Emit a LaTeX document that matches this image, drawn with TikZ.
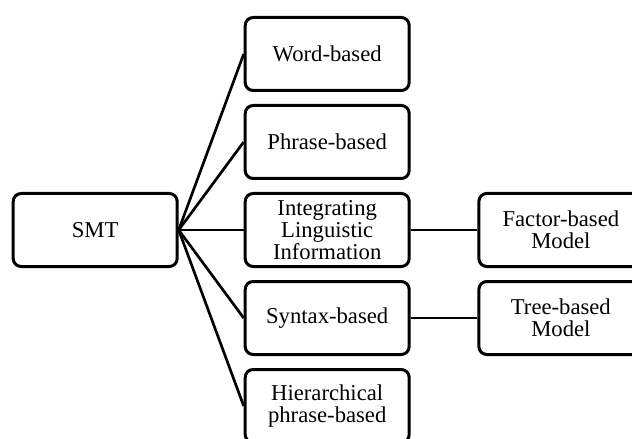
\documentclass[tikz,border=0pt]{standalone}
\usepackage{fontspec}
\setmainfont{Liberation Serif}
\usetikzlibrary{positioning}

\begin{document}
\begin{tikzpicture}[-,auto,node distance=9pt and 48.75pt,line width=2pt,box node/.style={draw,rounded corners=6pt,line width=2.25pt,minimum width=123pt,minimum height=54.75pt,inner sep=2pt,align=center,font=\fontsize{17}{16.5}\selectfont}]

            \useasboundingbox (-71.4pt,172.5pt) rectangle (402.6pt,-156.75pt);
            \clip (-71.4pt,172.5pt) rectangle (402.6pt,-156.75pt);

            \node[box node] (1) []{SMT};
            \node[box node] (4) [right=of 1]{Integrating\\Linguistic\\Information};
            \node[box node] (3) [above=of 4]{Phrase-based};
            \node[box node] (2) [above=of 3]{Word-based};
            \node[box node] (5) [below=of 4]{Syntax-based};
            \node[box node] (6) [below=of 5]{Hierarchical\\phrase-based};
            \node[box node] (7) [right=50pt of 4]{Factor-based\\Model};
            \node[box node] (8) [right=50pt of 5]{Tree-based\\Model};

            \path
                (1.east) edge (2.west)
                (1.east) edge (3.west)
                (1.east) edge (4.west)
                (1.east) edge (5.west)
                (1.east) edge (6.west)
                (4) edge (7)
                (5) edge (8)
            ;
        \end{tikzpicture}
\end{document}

——

**What the task requires:** The lines from the top of the data above through the one holding "distance=9pt and 48.75pt,line" are to be repeated exactly, and only those, with no pictures.

**Answer:**
Emit a LaTeX document that matches this image, drawn with TikZ.
\documentclass[tikz,border=0pt]{standalone}
\usepackage{fontspec}
\setmainfont{Liberation Serif}
\usetikzlibrary{positioning}

\begin{document}
\begin{tikzpicture}[-,auto,node distance=9pt and 48.75pt,line width=2pt,box node/.style={draw,rounded corners=6pt,line width=2.25pt,minimum width=123pt,minimum height=54.75pt,inner sep=2pt,align=center,font=\fontsize{17}{16.5}\selectfont}]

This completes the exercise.